With all the brouhaha over Kentucky’s Creation Museum, let’s not forget that Canada has its own blight on intelligence.
Owner Harry Nibourg had braced for demonstrators — as was the case when a similar museum opened in the United States — when he opened what he claims is Canada’s first museum dedicated to creationism, or scientific evidence that backs up a literal interpretation of the Bible.
But only a handful of media, visitors and residents milled about as a local politician in the western Canadian province of Alberta cut the ribbon.
So how many people showed up? A couple thousand? A couple hundred?
Harry Nibourg wasn’t sure what to expect when he opened Canada’s first permanent creationist museum to the public yesterday, so he asked volunteers to act as security guards just in case.But there were no protesters or trouble, only about 20 people eager to see what all the fuss is about these days in Big Valley…
Incidentally, this museum cost $300,000. Most of that money came from Nibourg himself.
As for the politican who cut the ribbon, he was a town council president (a.k.a. reeve):
Earl Marshall, the local reeve, helped cut the museum’s ribbon yesterday, and told reporters he understood how even his presence at the opening could be controversial.
“When I was asked to be here, I was advised that maybe I shouldn’t come, even by Harry himself.”
However, Mr.

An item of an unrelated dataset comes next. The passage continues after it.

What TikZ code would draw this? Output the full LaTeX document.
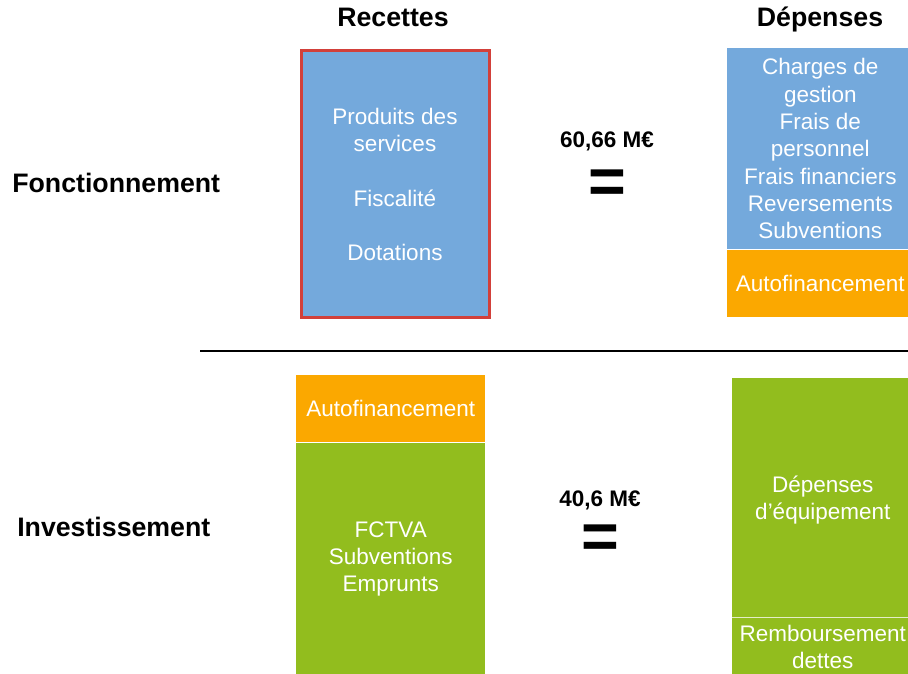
\documentclass[tikz,border=0pt]{standalone}
\usepackage{fontspec}
\setmainfont{Liberation Sans}
\usetikzlibrary{positioning}

\newlength{\px}
\setlength{\px}{0.025cm}

\definecolor{bleu}{HTML}{74A9DC}
\definecolor{orangeaf}{HTML}{FBA800}
\definecolor{vert}{HTML}{92BD1E}
\definecolor{rouge}{HTML}{D2403A}

\begin{document}
\begin{tikzpicture}[x=1\px,y=-1\px,
	bloc/.style={anchor=north west,inner sep=0pt,text=white,align=center,font=\fontsize{16}{19.4}\selectfont},
	titre/.style={anchor=base,inner sep=0pt,font=\fontsize{19}{22}\selectfont\bfseries},
	montant/.style={anchor=base,inner sep=0pt,font=\fontsize{16}{19}\selectfont\bfseries},
	egal/.style={inner sep=0pt,font=\fontsize{46}{46}\selectfont\bfseries}
	]

	\path[use as bounding box,clip] (0,0) rectangle (908,674);

	% fonctionnement
	\node[bloc,fill=bleu,draw=rouge,line width=3\px,minimum width=188\px,minimum height=267\px] (recF) at (299.5,49.5) {Produits des\\services\\[19.4pt]Fiscalité\\[19.4pt]Dotations};
	\node[bloc,fill=bleu,minimum width=186\px,minimum height=201\px] (depF) at (727,48) {Charges de\\gestion\\Frais de\\personnel\\Frais financiers\\Reversements\\Subventions};
	\node[bloc,fill=orangeaf,minimum width=186\px,minimum height=67\px,anchor=north] (autoF) at (depF.south) {Autofinancement};

	\node[titre] (recettes) at (393,27) {Recettes};
	\node[titre] (depenses) at (820,27) {Dépenses};
	\node[titre,anchor=base west] (fonct) at (12,193) {Fonctionnement};

	\node[montant] (mF) at (607,148) {60,66 M€};
	\node[egal,below=18\px of mF] (eqF) {=};

	\draw[line width=2\px] (200,351) -- (908,351);

	% investissement
	\node[bloc,fill=orangeaf,minimum width=189\px,minimum height=67\px] (autoI) at (296,375) {Autofinancement};
	\node[bloc,fill=vert,minimum width=189\px,minimum height=232\px,anchor=north] (recI) at (autoI.south) {FCTVA\\Subventions\\Emprunts};
	\node[bloc,fill=vert,minimum width=181\px,minimum height=244\px] (depI) at (732,378) {Dépenses\\d’équipement};
	\node[bloc,fill=vert,minimum width=181\px,minimum height=58\px,anchor=north,yshift=5\px] (remb) at (depI.south) {Remboursement\\dettes};
	\draw[white!75!vert,line width=1.5\px] (remb.north west) -- (remb.north east);

	\node[titre,anchor=base west] (invest) at (17,537) {Investissement};

	\node[montant] (mI) at (600,507) {40,6 M€};
	\node[egal,below=14\px of mI] (eqI) {=};
\end{tikzpicture}
\end{document}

Marshall said while he’s not a “religious man,” he wanted to support Mr. Nibourg. “I stick up for everybody’s rights … it’s a free nation the last time I looked.”
I understand sticking up for everyone’s rights. But why stick up for ignorance? I doubt the reeve would go to a KKK rally or a Flat-Earth seminar…
(Thanks to Ben for the link!)
[tags]atheist, atheism, Kentucky, Creation Museum, Big Valley Creation Science Museum, Harry Nibourg, Bible, creationism, evolution, Alberta, Earl Marshall[/tags]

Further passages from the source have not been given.